En conférence de presse lundi, le ministre de l’Agriculture André Lamontagne n’a pas voulu se prononcer sur la présence d’un conflit d’intérêts ou l’apparence d’un conflit d’intérêts au sein du conseil d’administration du CEROM. Il a cependant indiqué que la recherche qui s’y fait est appliquée. « L’intérêt, c’est d’être le plus près possible des utilisateurs, pour que les découvertes puissent se traduire sur le terrain », a-t-il affirmé lorsqu’on l’a questionné sur la composition du conseil d’administration.
Plutôt que d’être au coeur de la gouvernance du CEROM, Michel Magnan estime que les acteurs de l’industrie devraient plutôt faire partie d’un comité consultatif ou d’un comité d’usagers. « Vous ne voulez pas les mettre au coeur de la prise de décision stratégique », dit-il.

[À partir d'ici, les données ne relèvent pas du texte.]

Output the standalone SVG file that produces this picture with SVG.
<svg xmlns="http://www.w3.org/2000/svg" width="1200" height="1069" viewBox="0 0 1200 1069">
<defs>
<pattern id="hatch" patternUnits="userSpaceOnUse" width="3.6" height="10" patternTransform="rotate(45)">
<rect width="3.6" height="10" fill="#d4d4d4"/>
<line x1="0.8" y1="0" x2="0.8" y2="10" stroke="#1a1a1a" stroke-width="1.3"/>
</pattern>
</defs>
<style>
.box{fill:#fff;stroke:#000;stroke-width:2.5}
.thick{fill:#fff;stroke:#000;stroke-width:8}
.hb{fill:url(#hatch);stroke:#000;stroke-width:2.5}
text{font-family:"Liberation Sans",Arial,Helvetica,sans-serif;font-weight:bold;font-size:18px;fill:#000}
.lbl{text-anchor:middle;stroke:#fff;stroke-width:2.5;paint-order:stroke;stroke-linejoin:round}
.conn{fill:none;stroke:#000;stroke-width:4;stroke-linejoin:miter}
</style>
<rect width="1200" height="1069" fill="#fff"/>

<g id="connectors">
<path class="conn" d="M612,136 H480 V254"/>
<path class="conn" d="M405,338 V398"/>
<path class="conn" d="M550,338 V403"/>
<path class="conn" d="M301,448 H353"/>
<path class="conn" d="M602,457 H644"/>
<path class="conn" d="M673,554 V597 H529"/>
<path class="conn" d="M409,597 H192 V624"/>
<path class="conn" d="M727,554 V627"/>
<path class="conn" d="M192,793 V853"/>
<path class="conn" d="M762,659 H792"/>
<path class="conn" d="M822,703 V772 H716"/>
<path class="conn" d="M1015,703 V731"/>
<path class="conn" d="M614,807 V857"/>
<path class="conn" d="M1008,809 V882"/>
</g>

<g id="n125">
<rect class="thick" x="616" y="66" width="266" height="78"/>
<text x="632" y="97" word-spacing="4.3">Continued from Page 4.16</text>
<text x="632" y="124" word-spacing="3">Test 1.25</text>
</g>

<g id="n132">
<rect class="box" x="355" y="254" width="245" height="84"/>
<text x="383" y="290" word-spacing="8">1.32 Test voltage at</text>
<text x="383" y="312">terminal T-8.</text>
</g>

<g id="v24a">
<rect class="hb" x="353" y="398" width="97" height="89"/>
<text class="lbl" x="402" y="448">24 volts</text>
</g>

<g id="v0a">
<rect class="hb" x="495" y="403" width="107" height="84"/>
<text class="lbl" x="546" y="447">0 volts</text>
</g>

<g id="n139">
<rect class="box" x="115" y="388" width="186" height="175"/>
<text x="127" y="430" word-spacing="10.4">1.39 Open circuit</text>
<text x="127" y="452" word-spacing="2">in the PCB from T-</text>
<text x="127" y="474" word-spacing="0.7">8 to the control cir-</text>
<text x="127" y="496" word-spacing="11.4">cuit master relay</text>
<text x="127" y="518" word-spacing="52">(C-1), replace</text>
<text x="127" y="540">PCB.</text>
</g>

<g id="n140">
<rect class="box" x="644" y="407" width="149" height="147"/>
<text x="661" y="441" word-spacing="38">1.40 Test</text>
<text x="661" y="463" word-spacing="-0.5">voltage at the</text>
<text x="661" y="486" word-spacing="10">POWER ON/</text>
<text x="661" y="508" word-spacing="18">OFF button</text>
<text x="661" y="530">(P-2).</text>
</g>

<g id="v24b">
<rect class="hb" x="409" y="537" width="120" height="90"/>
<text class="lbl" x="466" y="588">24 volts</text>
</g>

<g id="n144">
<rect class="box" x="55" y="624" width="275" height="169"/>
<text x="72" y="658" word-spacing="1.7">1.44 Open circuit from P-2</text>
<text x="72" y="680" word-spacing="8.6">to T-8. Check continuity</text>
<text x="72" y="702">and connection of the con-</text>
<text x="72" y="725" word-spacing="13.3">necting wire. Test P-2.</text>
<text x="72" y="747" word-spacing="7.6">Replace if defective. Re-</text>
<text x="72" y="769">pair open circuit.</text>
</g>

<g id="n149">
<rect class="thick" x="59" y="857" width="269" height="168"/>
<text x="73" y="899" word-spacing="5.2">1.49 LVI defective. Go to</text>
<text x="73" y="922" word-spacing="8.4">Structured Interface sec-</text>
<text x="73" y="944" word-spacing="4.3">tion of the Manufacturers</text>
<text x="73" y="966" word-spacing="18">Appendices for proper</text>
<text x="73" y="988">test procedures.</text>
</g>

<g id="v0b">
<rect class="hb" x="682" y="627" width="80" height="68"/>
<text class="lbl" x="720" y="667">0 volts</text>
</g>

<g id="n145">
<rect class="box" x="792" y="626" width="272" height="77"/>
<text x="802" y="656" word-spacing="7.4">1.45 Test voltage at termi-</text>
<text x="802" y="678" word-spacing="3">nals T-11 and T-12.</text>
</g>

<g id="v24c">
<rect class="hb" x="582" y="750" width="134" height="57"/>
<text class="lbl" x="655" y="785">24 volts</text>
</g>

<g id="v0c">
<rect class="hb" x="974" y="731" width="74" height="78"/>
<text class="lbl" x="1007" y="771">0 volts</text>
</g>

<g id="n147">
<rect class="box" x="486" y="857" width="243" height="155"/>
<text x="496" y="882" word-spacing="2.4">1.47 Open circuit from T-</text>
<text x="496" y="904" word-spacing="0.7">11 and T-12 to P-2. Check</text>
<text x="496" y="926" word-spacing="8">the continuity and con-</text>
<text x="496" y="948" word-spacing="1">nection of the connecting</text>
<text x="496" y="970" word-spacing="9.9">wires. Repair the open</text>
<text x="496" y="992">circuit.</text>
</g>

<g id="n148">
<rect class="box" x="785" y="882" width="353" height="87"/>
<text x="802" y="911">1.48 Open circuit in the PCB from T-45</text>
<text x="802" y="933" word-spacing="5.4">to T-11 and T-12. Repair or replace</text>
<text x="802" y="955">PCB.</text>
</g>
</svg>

Yvan Allaire abonde dans le même sens. « Je reconnais la nécessité d’avoir des gens qui connaissent bien le milieu, qui savent quel genre de recherche serait utile, mais en même temps, il faut trouver des gens qui ne sont pas contaminés par des engagements rémunérés comme celui d’être lobbyiste. Ils ne me feront pas croire que c’était les seules personnes disponibles », dit-il.